(Recorded data)
● ● ● ● ●

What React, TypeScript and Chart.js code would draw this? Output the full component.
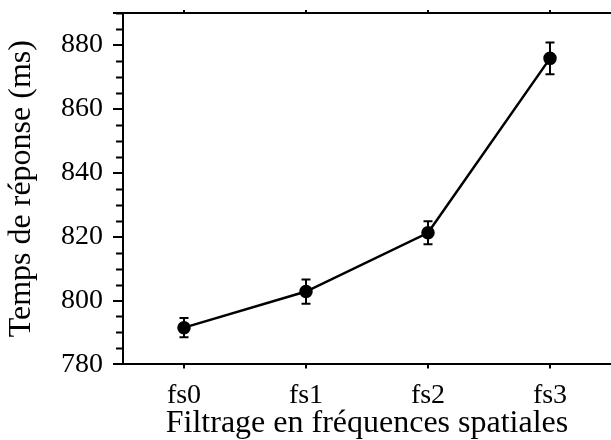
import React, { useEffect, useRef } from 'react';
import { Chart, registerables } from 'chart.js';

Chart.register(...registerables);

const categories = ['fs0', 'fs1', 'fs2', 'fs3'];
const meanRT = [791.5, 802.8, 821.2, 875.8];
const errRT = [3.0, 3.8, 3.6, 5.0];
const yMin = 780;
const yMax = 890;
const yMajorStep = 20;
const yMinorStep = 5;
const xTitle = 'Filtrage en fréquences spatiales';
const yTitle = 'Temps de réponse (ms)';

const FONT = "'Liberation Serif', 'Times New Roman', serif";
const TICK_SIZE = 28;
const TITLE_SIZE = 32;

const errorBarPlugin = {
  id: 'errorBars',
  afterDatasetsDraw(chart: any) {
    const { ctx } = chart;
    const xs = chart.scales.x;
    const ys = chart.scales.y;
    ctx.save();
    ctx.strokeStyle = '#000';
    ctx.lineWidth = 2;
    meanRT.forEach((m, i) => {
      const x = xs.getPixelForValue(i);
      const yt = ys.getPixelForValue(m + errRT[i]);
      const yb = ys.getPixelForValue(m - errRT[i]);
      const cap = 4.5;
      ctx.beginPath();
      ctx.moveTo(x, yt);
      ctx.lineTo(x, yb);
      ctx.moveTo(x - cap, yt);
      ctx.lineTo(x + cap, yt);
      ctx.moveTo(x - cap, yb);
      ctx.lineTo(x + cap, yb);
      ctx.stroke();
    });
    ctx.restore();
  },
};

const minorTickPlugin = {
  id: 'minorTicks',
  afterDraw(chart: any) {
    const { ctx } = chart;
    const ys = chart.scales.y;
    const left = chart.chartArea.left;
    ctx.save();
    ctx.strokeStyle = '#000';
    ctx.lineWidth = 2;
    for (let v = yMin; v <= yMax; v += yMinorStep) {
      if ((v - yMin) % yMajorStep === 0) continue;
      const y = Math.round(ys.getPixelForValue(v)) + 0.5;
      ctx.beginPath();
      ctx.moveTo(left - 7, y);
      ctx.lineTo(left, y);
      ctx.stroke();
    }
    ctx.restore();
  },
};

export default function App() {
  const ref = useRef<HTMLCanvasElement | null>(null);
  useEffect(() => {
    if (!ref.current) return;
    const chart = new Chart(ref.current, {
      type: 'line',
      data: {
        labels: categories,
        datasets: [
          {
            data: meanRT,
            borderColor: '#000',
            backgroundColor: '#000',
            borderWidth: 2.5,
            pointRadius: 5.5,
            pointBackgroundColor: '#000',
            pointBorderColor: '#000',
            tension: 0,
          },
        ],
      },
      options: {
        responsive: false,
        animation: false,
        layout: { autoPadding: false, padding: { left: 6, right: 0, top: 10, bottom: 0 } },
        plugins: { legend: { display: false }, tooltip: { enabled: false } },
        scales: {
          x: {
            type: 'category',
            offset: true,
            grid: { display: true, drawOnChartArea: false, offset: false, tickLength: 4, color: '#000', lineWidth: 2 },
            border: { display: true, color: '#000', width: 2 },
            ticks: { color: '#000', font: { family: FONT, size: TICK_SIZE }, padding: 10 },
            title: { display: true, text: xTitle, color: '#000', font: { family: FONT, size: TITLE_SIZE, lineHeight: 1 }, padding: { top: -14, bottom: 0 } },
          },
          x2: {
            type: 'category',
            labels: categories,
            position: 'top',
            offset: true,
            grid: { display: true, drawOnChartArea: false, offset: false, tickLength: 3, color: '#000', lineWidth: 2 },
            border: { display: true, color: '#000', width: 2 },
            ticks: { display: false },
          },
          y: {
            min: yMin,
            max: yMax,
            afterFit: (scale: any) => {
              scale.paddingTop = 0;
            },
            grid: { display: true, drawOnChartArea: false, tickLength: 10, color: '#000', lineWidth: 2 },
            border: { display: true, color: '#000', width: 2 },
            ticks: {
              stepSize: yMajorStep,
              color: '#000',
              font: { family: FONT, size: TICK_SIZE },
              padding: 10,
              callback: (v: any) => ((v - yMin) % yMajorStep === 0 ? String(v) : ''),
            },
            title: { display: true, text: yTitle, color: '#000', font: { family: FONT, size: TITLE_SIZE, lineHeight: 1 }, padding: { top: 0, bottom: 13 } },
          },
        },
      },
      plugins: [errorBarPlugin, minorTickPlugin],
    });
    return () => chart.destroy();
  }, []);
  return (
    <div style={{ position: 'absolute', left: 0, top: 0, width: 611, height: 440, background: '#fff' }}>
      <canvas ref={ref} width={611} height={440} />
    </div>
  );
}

● ● ● ● ●

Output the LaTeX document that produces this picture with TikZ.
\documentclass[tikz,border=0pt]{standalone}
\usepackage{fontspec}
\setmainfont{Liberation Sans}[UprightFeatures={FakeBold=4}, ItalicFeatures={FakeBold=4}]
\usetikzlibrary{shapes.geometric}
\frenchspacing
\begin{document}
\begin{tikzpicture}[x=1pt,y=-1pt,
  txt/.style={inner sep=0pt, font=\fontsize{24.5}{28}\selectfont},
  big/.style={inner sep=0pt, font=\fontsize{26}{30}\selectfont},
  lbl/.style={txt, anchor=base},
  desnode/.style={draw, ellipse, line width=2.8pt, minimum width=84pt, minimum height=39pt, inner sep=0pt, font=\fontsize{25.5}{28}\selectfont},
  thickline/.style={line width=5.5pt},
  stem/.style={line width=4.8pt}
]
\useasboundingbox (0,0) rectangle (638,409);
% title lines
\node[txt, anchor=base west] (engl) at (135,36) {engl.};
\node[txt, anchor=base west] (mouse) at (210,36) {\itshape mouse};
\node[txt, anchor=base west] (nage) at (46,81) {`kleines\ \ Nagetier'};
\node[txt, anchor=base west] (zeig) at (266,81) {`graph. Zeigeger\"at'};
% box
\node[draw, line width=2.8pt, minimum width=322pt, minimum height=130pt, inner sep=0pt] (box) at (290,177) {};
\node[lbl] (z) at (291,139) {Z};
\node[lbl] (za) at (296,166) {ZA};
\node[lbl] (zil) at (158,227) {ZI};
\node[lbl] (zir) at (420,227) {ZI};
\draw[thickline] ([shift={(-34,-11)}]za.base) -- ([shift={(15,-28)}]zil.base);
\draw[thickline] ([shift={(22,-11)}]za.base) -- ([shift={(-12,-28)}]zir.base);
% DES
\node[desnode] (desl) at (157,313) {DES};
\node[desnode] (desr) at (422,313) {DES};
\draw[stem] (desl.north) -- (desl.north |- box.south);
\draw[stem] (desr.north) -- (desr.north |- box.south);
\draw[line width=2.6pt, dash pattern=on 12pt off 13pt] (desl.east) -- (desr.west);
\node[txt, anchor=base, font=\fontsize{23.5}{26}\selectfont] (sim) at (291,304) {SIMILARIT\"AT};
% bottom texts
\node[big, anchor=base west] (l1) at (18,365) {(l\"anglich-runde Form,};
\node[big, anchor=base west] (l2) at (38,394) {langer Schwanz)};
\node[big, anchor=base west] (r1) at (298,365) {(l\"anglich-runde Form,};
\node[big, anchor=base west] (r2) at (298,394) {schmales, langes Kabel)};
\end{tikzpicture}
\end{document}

● ● ● ● ●

• [To be done]:
Do not copy any pictures. Retype exactly the stretch from the line with "What React, TypeScript" through the line with "Chart.register(...registerables);".

• [Full answer]:
What React, TypeScript and Chart.js code would draw this? Output the full component.
import React, { useEffect, useRef } from 'react';
import { Chart, registerables } from 'chart.js';

Chart.register(...registerables);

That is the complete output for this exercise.